言ってもきかないのだから、自分で痛い目に遭って学ぶしかないのだ。
理由がわかるまでにどれだけ大変な思いを繰り返すのだろう。
それが見えていても、これが彼女という人なのだろう。頭に来るが、このわかりきった失敗を見守るしかないのだろう。
頑張ってくれとしか思えない。
それでも私は保護者だから、人の何倍かかっても、ほどほどの大切さ、有り難さを教えていかないといけない。
楽しいばっかりの子育てなんかないよな、あるとしたら、その人は超恵まれているか、ものすごくポジティブに振り切れた人だと思う。羨ましい。
本当に困った。何かを止めるのに、人の100倍くらいは力が要っているのではないかと思う。
正直、毎度毎度、疲れてしまう。精神だけでぐったりだ。
またか、最初から私はそう言っていたのに、と思って怒ってしまう。
母の言うことはたまには素直に聞きなさい!
聞いているだけでは有り難みはわからないかもしれないから、たまには失敗しなさい!実感しなさい!
自分でそこから何か学ぶのが大切です!繰り返さないことを意識してください!
真面目に話す母を裏切ることばかりで、我欲に負け過ぎるからです!
芯が強いことと、我を通すことは違うものです!
我を通すことがいい時と悪い時とがあります!それを感じられるようになりなさい!
ハアハア。
こういうハアハアは要らないんだよ、とほほ。
まだ子供には難しいのはわかっているんだけどね、とにかく悪い頑固なんだよ。
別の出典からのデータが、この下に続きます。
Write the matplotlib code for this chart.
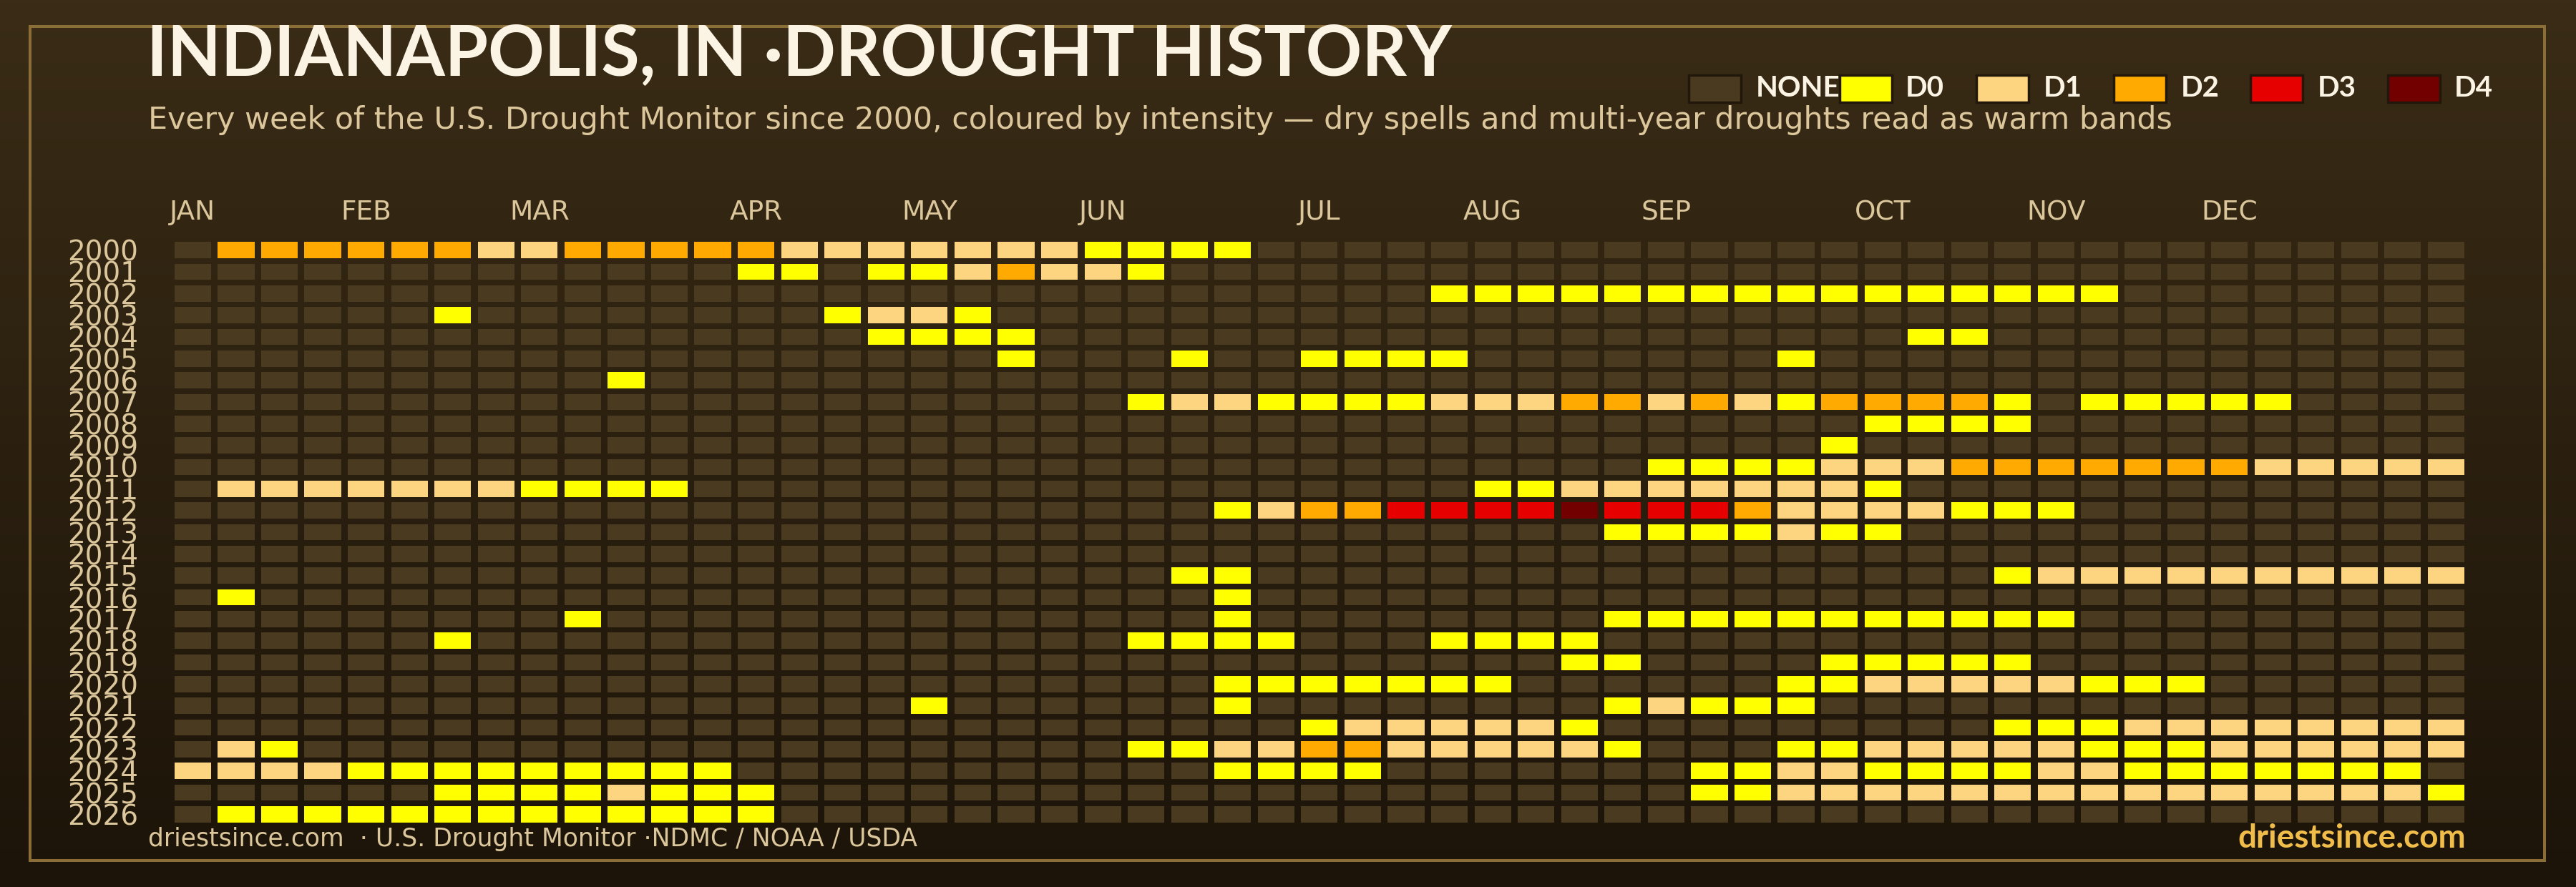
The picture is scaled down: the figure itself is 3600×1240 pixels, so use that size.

それで良く失敗して、私が巻き込まれるんだよ。
謝らないといけないんだよ。ついこの間も別件で結構大きめの謝罪をしたばかりだよ。もう、疲れたよ。
私が親だから駄目なのかなって、本当に落ち込むんだよ。違う人が育てたらどうだったのかなと思うのだよ。性格に関わる部分、全部夫に任せたらどうだったろうかと思うよ。いないからあり得ない想像だけど。
母としての自信なんてなくなるんだよ。もうボロボロになるんだよ。自分の心がボロボロになっていくのを感じるんだよ。
娘だってこんな自分だから駄目なんだと、私の落ち込みを見て思うよな。
母だってそんなに強くないよ。
思いがけない失敗とは違う、避けられる失敗を先に教えているのに、まんまと失敗されるのじゃ、がっくり度が違うんだよ。防げたトラブルだと思うからだよ。わかるか、娘よ。
さて、次はいつこういうことがあるだろう。先が思いやられる。
そりゃあ、あんたはかわいいよ。ハリセンとんでくるけど、ハアハアスリスリしちゃうくらいかわいいよ。かけがえのない大切な私の子だよ。
だけど、かわいいかわいいばかりでなく、鬼にならねばならぬ時がある。
親って大変、と、たまには盛大に愚痴りたくなる。